The nice thing of course of an EC2 setup is that once you've figured out how to do it you can do it again without much trouble.

As for the energy usage and the physical plant, that is entirely up to your way of using your servers. For instance I try to balance the quality of the service with the load on the servers to gracefully degrade the service when the load is at its peak (which is only a few hours per day anyway). That way I maximize my flat-rate payments on bandwidth and serverlease at a relatively small fraction of what it would cost me to get similar performance out of the various cloud suppliers offering. In a cloud environment those servers would be using just as much power and AC as they do today.

It takes me a little longer to get a server provisioned, on the order of 2 to 3 days, but that is 2 to 3 days, whether I order one, 10 or 100 servers. Very few businesses would ever need to grow faster than that.

Maybe my business is a lucky one in that it can make optimal use of a dedicated server setup but I see plenty of people choosing for a cloud based solution when if you run the numbers it makes very little sense.

The cloud comes in to its own if you have wildly fluctuating loads and/or jobs that need large numbers of machines for a relatively short period.

But for the majority of longer term high bandwidth uses I can't make the numbers work at all.


I'm curious about the following:

- What scale you're operating at.

- What vendor you've found that can provide you with 100 leased servers in 2-3 days while costing less than a cloud provider and not requiring you to maintain your own routing/switch/etc infrastructure.

- How you see a dedicated vendor providing managed leased server hosting, network services, on-hands management, etc, as to be genuinely different from a cloud provider -- other than requiring a significantly longer turn-around on provisioning and management tasks.

- How expensive (and for what length) the lease terms are on that server hardware. I've yet to find a quality managed hosting provider that will lease hardware at terms that come close to matching the pricing of either in-house maintained or EC2 provisioned servers).
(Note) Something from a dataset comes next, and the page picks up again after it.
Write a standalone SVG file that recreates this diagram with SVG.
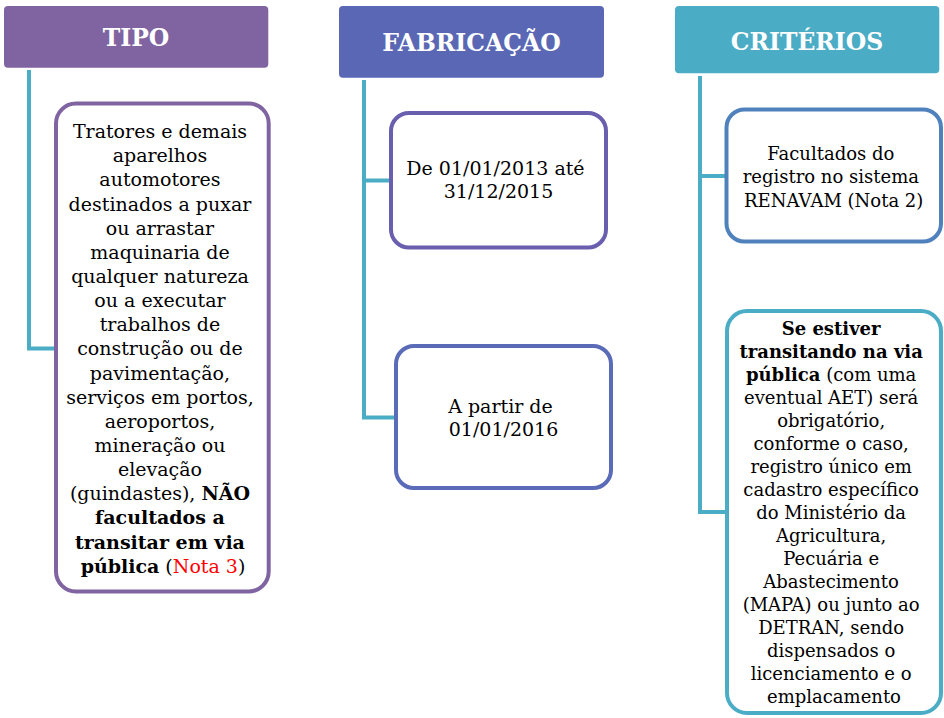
<svg xmlns="http://www.w3.org/2000/svg" width="944" height="718" viewBox="0 0 944 718">
<style>
.hdr{font-family:"DejaVu Serif","Liberation Serif",serif;font-weight:bold;font-size:23.5px;fill:#ffffff;text-anchor:middle}
.t{font-family:"DejaVu Serif","Liberation Serif",serif;font-size:19px;fill:#000000;text-anchor:middle}
.s{font-family:"DejaVu Serif","Liberation Serif",serif;font-size:18px;fill:#000000;text-anchor:middle}
.b{font-weight:bold}
.red{fill:#ff0000}
.box{fill:#ffffff;stroke-width:4}
.conn{fill:none;stroke:#4BACC6;stroke-width:4}
</style>
<rect width="944" height="718" fill="#ffffff"/>
<g id="connectors">
<path class="conn" d="M29,70 V348.5 H56"/>
<path class="conn" d="M364,80 V417.5 H396 M364,180.5 H391"/>
<path class="conn" d="M700,76 V512 H727 M700,176 H726.5"/>
</g>
<g id="tipo">
<rect x="4" y="6" width="264.3" height="61.7" rx="4" fill="#8064A2"/>
<text class="hdr" x="136" y="45.5">TIPO</text>
</g>
<g id="tipo-box">
<rect class="box" x="56" y="103.5" width="212.7" height="488" rx="20" stroke="#8064A2"/>
<text class="t" x="163">
<tspan x="163" y="138">Tratores e demais</tspan>
<tspan x="163" y="162.2">aparelhos</tspan>
<tspan x="163" y="186.3">automotores</tspan>
<tspan x="163" y="210.5">destinados a puxar</tspan>
<tspan x="163" y="234.6">ou arrastar</tspan>
<tspan x="163" y="258.8">maquinaria de</tspan>
<tspan x="163" y="282.9">qualquer natureza</tspan>
<tspan x="163" y="307.1">ou a executar</tspan>
<tspan x="163" y="331.2">trabalhos de</tspan>
<tspan x="163" y="355.4">construção ou de</tspan>
<tspan x="163" y="379.5">pavimentação,</tspan>
<tspan x="163" y="403.7">serviços em portos,</tspan>
<tspan x="163" y="427.8">aeroportos,</tspan>
<tspan x="163" y="452">mineração ou</tspan>
<tspan x="163" y="476.1">elevação</tspan>
<tspan x="163" y="500.3">(guindastes), <tspan class="b">NÃO</tspan></tspan>
<tspan x="163" y="524.4" class="b">facultados a</tspan>
<tspan x="163" y="548.6" class="b">transitar em via</tspan>
<tspan x="163" y="572.7"><tspan class="b">pública</tspan> (<tspan class="red">Nota 3</tspan>)</tspan>
</text>
</g>
<g id="fabricacao">
<rect x="339" y="6" width="265" height="71.7" rx="4" fill="#5A67B4"/>
<text class="hdr" x="471.5" y="51">FABRICAÇÃO</text>
</g>
<g id="fab-box1">
<rect class="box" x="391" y="113" width="215" height="134.5" rx="18" stroke="#6A5FAE"/>
<text class="t">
<tspan x="498.5" y="175">De 01/01/2013 até</tspan>
<tspan x="498.5" y="198">31/12/2015</tspan>
</text>
</g>
<g id="fab-box2">
<rect class="box" x="396" y="346" width="215" height="142" rx="18" stroke="#5A6BB8"/>
<text class="t">
<tspan x="503.5" y="413.3">A partir de</tspan>
<tspan x="503.5" y="436.3">01/01/2016</tspan>
</text>
</g>
<g id="criterios">
<rect x="675" y="6" width="264.3" height="67.3" rx="4" fill="#4BACC6"/>
<text class="hdr" x="807" y="49.5">CRITÉRIOS</text>
</g>
<g id="crit-box1">
<rect class="box" x="726.5" y="109.5" width="214.5" height="132" rx="18" stroke="#4F81BD"/>
<text class="s">
<tspan x="833.7" y="160">Facultados do</tspan>
<tspan x="833.7" y="183.3">registro no sistema</tspan>
<tspan x="833.7" y="206.7">RENAVAM (Nota 2)</tspan>
</text>
</g>
<g id="crit-box2">
<rect class="box" x="727" y="311" width="214" height="402" rx="20" stroke="#4BACC6"/>
<text class="s">
<tspan x="834" y="335" class="b">Se estiver</tspan>
<tspan x="834" y="358" class="b">transitando na via</tspan>
<tspan x="834" y="381"><tspan class="b">pública</tspan> (com uma</tspan>
<tspan x="834" y="404">eventual AET) será</tspan>
<tspan x="834" y="427">obrigatório,</tspan>
<tspan x="834" y="450">conforme o caso,</tspan>
<tspan x="834" y="473">registro único em</tspan>
<tspan x="834" y="496">cadastro específico</tspan>
<tspan x="834" y="519">do Ministério da</tspan>
<tspan x="834" y="542">Agricultura,</tspan>
<tspan x="834" y="565">Pecuária e</tspan>
<tspan x="834" y="588">Abastecimento</tspan>
<tspan x="834" y="611">(MAPA) ou junto ao</tspan>
<tspan x="834" y="634">DETRAN, sendo</tspan>
<tspan x="834" y="657">dispensados o</tspan>
<tspan x="834" y="680">licenciamento e o</tspan>
<tspan x="834" y="703">emplacamento</tspan>
</text>
</g>
</svg>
- several Gigabit dedicated

- http://leaseweb.com

- probably they are not very different than a cloud provider in that aspect, other than that I seem to be getting a pretty good treatment from hosting providers in general (EV1/The Planet excepted, they've gone downhill to the point that we quit hosting there).

There are differences between providers, but for the most part those are relatively small once you reach a certain level.
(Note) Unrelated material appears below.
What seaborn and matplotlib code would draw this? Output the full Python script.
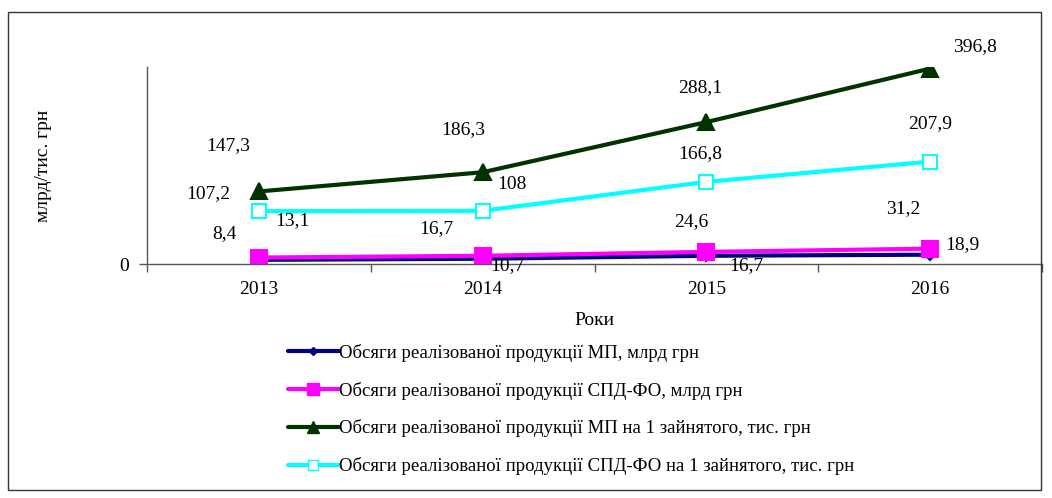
import numpy as np
import pandas as pd
import seaborn as sns
import matplotlib
matplotlib.use('Agg')
from matplotlib import pyplot as plt
from matplotlib.patches import Rectangle
from matplotlib.lines import Line2D

sns.set_style('white')
plt.rcParams['font.family'] = ['Liberation Serif', 'DejaVu Serif']
plt.rcParams['text.color'] = 'black'
plt.rcParams['axes.labelcolor'] = 'black'
plt.rcParams['xtick.color'] = 'black'
plt.rcParams['ytick.color'] = 'black'

# data
years = ['2013', '2014', '2015', '2016']
mp_bln = [8.4, 10.7, 16.7, 18.9]
spd_bln = [13.1, 16.7, 24.6, 31.2]
mp_per_worker = [147.3, 186.3, 288.1, 396.8]
spd_per_worker = [107.2, 108, 166.8, 207.9]

labels = ['Обсяги реалізованої продукції МП, млрд грн',
          'Обсяги реалізованої продукції СПД-ФО, млрд грн',
          'Обсяги реалізованої продукції МП на 1 зайнятого, тис. грн',
          'Обсяги реалізованої продукції СПД-ФО на 1 зайнятого, тис. грн']

# styles
colors = ['#000080', '#FF00FF', '#003300', '#00FFFF']
markers = ['D', 's', '^', 's']
msizes = [5, 11, 11, 10]
mfaces = ['#000080', '#FF00FF', '#003300', 'white']
# label offsets in pixels (dx, dy up)
offsets = [
    [(-34, 26), (25, -7), (40, -10), (32, 10)],
    [(34, 37), (-46, 27), (-15, 30), (-27, 40)],
    [(-31, 46), (-19, 43), (-6, 35), (45, 22)],
    [(-51, 18), (29, 26), (-6, 28), (0, 38)],
]

series = [mp_bln, spd_bln, mp_per_worker, spd_per_worker]

fig = plt.figure(figsize=(10.52, 4.98), dpi=100)
ax = fig.add_axes([147/1052, 1-264/498, (1042-147)/1052, (264-67)/498])

x = np.arange(len(years))
for i, vals in enumerate(series):
    sns.lineplot(x=x, y=vals, ax=ax, color=colors[i], lw=3, marker=markers[i],
                 markersize=msizes[i], markerfacecolor=mfaces[i],
                 markeredgecolor=colors[i], markeredgewidth=1.5)
    for j, v in enumerate(vals):
        txt = f'{v:g}'.replace('.', ',')
        ax.annotate(txt, (x[j], v), xytext=offsets[i][j], textcoords='offset pixels',
                    ha='center', va='center', fontsize=14)

ax.set_xlim(-0.5, 3.5)
ax.set_ylim(0, 400)
ax.set_yticks([0])
ax.set_yticklabels(['0'], fontsize=14)
ax.set_xticks([-0.5, 0.5, 1.5, 2.5, 3.5])
ax.set_xticklabels([])
ax.set_xticks(x, minor=True)
ax.set_xticklabels(years, minor=True, fontsize=14)
ax.tick_params(axis='both', which='major', direction='out', length=6, width=1,
               color='#555555', bottom=True, left=True)
ax.tick_params(axis='x', which='minor', length=0, pad=12, bottom=True)
ax.tick_params(axis='y', pad=7)
for s in ['top', 'right']:
    ax.spines[s].set_visible(False)
for s in ['left', 'bottom']:
    ax.spines[s].set_color('#555555')
    ax.spines[s].set_linewidth(1)
ax.set_xlabel('Роки', fontsize=14, labelpad=10)
ax.set_ylabel('млрд/тис. грн', fontsize=14)
ax.yaxis.set_label_coords(-0.106, 0.5)

handles = [Line2D([0], [0], color=colors[i], lw=3, marker=markers[i],
                  markersize=msizes[i] * 0.75, markerfacecolor=mfaces[i],
                  markeredgecolor=colors[i]) for i in range(4)]
fig.legend(handles, labels, loc='upper left', bbox_to_anchor=(288/1052, 1-344/498),
           frameon=False, fontsize=13.5, handlelength=2.7, handletextpad=0,
           labelspacing=1.05, borderpad=0, borderaxespad=0)

fig.patches.append(Rectangle((8/1052, 1-490/498), (1041-8)/1052, (490-12)/498,
                             transform=fig.transFigure, fill=False,
                             edgecolor='#333333', lw=1))

fig.savefig('out.png', dpi=100)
- The lease terms are variable depending on the use case, but the majority of the longer term leases are for a year to two years, flat rate published price is about 1E29 / Mbit exclusive VAT for 100Mbit, including server lease. I get a better deal than that but I've been asked not to publish it, I'm sure you understand.

A box with 24 1T drives, 8G of ram and dedicated 1G flat-rate uplink currently lists at E1199/month ex vat if you pay in one go for a year, a bit more if you pay month-by-month.

http://www.leaseweb.com/en/configurator/index/id/95

If you're located outside the EU then you do not pay VAT (and if you are in the EU you'll get it back).

Good negotiators will probably be able to shave some off that price, and if you are able to serve lots of bandwidth with relatively little cpu you can add another G for E750, which puts you under 1 euro / Mbit.

If I would do the same using Amazon I'd be paying a multiple.